● **Goal of the exercise**: Copy exactly, leaving out every image, the lines from the one with "Write a Python" through the one with "2.14, 1.76, 1.35, 1.05, 0.73, 0.38, 0.0, 0.0]", inclusive.

● **Records supplied**:
++++++++++

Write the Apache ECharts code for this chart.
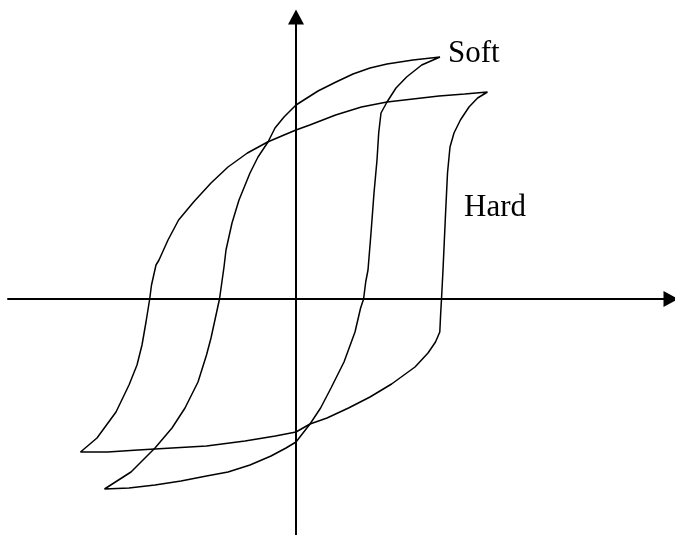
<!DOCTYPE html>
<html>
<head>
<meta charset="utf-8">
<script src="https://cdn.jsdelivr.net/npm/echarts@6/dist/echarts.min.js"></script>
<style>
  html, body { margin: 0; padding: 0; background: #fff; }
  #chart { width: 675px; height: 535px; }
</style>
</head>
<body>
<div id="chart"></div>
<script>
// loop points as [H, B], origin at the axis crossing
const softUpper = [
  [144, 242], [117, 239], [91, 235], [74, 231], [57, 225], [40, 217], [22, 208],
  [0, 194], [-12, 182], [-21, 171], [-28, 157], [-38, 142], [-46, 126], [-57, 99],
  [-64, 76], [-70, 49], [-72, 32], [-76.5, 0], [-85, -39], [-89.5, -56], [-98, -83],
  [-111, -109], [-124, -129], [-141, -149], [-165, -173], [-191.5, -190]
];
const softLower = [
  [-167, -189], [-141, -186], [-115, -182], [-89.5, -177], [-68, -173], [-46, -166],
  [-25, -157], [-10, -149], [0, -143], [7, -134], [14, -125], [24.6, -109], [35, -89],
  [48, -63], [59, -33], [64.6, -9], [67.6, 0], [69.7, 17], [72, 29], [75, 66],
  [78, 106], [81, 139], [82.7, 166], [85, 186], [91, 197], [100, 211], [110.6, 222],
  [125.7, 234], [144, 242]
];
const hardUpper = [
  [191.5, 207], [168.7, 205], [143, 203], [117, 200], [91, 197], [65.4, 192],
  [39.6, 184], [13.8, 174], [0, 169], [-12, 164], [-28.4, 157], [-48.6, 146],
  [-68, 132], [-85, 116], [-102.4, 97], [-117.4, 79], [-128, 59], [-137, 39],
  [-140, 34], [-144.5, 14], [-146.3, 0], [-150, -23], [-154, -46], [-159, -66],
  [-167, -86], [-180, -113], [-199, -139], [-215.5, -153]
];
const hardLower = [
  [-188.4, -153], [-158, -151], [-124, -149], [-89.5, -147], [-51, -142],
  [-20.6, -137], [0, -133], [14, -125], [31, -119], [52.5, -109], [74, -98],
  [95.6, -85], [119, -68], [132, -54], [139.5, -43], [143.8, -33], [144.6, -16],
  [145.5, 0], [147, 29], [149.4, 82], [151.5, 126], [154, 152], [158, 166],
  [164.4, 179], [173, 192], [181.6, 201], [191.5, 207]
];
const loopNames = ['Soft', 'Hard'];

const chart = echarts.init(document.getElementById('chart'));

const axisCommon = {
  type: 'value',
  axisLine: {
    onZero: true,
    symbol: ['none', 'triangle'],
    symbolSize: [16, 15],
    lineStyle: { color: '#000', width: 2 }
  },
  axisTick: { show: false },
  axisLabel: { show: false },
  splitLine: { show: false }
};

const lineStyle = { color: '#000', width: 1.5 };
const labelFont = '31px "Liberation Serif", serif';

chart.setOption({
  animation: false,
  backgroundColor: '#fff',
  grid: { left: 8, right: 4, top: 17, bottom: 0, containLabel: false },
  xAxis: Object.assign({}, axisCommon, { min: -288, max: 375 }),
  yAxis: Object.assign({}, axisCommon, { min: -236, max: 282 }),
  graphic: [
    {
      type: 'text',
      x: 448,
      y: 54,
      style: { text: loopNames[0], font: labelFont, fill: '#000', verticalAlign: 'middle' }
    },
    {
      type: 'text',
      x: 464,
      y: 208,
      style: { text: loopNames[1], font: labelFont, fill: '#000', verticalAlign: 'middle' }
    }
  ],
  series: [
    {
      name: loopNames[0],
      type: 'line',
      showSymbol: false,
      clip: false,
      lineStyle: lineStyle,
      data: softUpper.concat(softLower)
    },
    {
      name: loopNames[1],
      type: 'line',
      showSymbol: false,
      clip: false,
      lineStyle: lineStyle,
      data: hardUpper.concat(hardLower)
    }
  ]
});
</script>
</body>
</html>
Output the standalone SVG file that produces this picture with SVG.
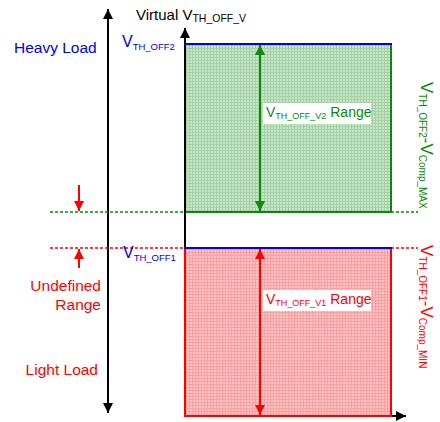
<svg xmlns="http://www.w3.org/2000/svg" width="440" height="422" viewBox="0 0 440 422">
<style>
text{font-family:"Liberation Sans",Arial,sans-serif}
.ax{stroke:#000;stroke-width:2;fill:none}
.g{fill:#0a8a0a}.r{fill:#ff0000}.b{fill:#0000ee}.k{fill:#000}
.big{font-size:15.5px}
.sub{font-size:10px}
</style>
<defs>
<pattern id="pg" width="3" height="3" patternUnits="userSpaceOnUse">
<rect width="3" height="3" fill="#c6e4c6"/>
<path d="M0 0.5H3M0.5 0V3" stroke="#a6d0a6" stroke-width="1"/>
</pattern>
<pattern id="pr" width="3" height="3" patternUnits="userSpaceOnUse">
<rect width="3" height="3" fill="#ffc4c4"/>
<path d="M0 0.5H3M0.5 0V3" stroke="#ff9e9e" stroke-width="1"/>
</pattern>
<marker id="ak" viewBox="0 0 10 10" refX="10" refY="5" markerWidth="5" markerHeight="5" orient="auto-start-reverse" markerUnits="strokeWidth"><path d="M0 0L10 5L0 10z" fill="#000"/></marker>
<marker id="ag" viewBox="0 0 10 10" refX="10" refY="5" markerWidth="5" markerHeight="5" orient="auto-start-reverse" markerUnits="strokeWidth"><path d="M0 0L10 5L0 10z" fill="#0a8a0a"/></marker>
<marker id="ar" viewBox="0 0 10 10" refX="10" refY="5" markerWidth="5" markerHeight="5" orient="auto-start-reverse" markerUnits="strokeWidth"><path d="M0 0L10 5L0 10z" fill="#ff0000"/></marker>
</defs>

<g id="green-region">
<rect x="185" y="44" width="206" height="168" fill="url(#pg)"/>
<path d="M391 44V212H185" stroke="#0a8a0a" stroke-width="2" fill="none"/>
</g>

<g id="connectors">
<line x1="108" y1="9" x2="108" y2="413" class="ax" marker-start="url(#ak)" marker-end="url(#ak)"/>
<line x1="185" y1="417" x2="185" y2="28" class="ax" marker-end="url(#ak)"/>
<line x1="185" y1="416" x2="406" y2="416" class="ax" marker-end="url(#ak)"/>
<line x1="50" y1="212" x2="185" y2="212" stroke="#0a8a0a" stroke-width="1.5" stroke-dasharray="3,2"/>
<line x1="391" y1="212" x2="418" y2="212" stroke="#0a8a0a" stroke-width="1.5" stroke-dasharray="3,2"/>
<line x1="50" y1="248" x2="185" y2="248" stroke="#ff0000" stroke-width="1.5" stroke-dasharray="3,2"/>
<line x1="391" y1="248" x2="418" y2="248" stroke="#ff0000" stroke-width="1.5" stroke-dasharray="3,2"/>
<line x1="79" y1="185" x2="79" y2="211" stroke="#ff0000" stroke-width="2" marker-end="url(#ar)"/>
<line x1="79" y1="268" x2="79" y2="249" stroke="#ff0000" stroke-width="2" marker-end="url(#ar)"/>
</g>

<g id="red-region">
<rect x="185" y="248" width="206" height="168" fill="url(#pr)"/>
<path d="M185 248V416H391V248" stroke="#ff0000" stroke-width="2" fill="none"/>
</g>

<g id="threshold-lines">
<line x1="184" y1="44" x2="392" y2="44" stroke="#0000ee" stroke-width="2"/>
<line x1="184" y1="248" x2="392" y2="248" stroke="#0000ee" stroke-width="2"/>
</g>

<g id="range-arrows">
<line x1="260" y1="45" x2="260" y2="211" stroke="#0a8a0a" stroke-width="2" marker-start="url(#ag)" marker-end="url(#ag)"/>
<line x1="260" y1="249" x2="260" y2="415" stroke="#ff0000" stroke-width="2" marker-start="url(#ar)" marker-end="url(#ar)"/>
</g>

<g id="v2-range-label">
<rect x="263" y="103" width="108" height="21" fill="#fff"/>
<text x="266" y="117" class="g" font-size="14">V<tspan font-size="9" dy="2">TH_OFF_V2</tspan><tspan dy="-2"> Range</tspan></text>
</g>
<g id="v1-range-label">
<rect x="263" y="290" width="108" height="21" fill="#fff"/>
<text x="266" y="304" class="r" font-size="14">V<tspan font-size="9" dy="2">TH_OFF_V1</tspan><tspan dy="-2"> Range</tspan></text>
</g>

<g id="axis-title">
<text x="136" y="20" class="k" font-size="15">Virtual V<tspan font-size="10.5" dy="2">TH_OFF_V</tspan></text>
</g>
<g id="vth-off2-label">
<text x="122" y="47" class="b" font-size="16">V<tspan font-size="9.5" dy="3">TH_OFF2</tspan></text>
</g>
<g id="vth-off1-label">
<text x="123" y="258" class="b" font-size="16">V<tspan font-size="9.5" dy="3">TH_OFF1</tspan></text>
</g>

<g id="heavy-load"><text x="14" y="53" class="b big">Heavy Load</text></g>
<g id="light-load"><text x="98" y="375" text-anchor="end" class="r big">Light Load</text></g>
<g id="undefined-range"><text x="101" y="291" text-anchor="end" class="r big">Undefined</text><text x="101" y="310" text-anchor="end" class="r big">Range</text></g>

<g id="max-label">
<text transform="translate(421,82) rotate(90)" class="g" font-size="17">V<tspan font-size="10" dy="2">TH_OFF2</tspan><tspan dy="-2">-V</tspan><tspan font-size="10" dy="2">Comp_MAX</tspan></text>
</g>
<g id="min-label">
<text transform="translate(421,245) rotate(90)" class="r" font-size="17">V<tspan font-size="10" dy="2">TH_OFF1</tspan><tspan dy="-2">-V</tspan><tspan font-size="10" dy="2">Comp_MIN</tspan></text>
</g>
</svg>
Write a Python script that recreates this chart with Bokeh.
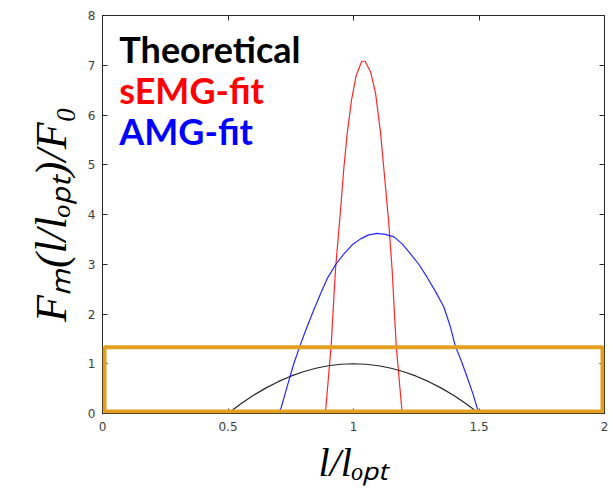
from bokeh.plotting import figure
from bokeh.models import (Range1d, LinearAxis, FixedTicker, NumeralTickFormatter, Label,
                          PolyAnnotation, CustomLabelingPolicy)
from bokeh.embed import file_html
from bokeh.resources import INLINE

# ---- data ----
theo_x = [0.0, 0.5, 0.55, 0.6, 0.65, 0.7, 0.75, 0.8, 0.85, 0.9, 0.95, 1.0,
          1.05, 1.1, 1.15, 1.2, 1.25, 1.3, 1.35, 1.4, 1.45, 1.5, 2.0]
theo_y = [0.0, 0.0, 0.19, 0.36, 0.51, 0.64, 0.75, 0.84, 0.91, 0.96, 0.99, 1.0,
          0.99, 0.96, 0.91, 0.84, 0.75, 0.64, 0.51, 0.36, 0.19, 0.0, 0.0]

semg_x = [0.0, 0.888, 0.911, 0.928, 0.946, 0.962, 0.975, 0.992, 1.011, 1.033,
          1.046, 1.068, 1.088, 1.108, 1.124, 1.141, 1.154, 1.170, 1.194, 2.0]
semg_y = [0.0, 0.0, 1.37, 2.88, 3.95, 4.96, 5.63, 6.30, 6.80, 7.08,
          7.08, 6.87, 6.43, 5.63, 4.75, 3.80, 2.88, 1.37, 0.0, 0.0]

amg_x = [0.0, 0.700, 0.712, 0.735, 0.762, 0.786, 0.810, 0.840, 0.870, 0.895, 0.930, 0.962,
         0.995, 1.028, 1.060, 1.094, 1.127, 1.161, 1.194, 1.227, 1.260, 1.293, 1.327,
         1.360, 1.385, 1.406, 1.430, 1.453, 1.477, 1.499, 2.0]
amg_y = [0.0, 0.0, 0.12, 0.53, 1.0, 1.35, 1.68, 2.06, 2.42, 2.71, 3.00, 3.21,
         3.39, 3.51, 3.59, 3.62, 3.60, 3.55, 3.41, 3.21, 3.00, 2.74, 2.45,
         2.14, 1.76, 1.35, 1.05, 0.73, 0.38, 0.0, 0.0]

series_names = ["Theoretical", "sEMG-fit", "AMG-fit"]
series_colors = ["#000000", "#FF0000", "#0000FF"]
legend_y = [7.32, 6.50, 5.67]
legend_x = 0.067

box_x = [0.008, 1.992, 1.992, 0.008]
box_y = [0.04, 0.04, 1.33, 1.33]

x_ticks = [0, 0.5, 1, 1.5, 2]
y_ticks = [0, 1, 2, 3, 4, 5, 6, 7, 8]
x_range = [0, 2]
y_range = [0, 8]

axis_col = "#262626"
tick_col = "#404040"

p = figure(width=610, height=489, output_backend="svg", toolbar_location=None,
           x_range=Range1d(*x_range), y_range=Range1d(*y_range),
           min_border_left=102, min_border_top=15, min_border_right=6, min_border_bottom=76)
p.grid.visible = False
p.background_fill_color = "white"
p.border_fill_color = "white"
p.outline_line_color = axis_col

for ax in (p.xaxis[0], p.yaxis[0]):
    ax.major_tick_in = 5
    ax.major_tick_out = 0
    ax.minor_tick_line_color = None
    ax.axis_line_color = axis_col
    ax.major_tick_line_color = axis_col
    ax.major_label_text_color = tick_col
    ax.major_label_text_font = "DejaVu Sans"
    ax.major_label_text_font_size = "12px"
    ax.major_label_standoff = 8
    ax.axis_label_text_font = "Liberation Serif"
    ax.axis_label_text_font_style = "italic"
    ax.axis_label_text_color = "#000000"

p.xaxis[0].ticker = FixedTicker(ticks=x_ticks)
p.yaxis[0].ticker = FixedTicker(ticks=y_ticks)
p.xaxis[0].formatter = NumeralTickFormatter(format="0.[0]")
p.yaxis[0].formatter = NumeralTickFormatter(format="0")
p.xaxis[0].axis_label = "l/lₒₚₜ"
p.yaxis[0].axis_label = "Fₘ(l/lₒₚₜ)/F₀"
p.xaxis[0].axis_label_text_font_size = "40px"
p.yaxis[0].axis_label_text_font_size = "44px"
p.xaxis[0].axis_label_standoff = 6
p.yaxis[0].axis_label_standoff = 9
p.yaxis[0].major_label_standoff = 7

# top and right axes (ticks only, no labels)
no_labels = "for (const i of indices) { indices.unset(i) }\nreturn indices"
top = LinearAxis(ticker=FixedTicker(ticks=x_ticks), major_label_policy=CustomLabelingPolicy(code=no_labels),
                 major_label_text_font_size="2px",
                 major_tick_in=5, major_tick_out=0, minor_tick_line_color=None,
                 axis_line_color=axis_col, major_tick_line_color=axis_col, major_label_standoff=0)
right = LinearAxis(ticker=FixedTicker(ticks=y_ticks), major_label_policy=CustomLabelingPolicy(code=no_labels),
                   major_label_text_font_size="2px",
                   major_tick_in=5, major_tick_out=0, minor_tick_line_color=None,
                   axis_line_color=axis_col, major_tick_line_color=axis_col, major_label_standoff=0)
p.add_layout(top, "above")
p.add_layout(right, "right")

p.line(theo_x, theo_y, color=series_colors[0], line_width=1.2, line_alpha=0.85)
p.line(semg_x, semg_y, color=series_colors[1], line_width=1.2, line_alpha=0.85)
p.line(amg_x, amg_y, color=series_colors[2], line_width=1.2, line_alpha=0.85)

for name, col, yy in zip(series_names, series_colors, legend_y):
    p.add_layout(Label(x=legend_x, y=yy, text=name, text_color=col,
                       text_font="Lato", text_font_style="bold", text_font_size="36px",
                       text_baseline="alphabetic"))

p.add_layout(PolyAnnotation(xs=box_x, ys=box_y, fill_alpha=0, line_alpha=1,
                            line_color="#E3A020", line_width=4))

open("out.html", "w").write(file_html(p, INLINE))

++++++++++

● **Output below**:
Write a Python script that recreates this chart with Bokeh.
from bokeh.plotting import figure
from bokeh.models import (Range1d, LinearAxis, FixedTicker, NumeralTickFormatter, Label,
                          PolyAnnotation, CustomLabelingPolicy)
from bokeh.embed import file_html
from bokeh.resources import INLINE

# ---- data ----
theo_x = [0.0, 0.5, 0.55, 0.6, 0.65, 0.7, 0.75, 0.8, 0.85, 0.9, 0.95, 1.0,
          1.05, 1.1, 1.15, 1.2, 1.25, 1.3, 1.35, 1.4, 1.45, 1.5, 2.0]
theo_y = [0.0, 0.0, 0.19, 0.36, 0.51, 0.64, 0.75, 0.84, 0.91, 0.96, 0.99, 1.0,
          0.99, 0.96, 0.91, 0.84, 0.75, 0.64, 0.51, 0.36, 0.19, 0.0, 0.0]

semg_x = [0.0, 0.888, 0.911, 0.928, 0.946, 0.962, 0.975, 0.992, 1.011, 1.033,
          1.046, 1.068, 1.088, 1.108, 1.124, 1.141, 1.154, 1.170, 1.194, 2.0]
semg_y = [0.0, 0.0, 1.37, 2.88, 3.95, 4.96, 5.63, 6.30, 6.80, 7.08,
          7.08, 6.87, 6.43, 5.63, 4.75, 3.80, 2.88, 1.37, 0.0, 0.0]

amg_x = [0.0, 0.700, 0.712, 0.735, 0.762, 0.786, 0.810, 0.840, 0.870, 0.895, 0.930, 0.962,
         0.995, 1.028, 1.060, 1.094, 1.127, 1.161, 1.194, 1.227, 1.260, 1.293, 1.327,
         1.360, 1.385, 1.406, 1.430, 1.453, 1.477, 1.499, 2.0]
amg_y = [0.0, 0.0, 0.12, 0.53, 1.0, 1.35, 1.68, 2.06, 2.42, 2.71, 3.00, 3.21,
         3.39, 3.51, 3.59, 3.62, 3.60, 3.55, 3.41, 3.21, 3.00, 2.74, 2.45,
         2.14, 1.76, 1.35, 1.05, 0.73, 0.38, 0.0, 0.0]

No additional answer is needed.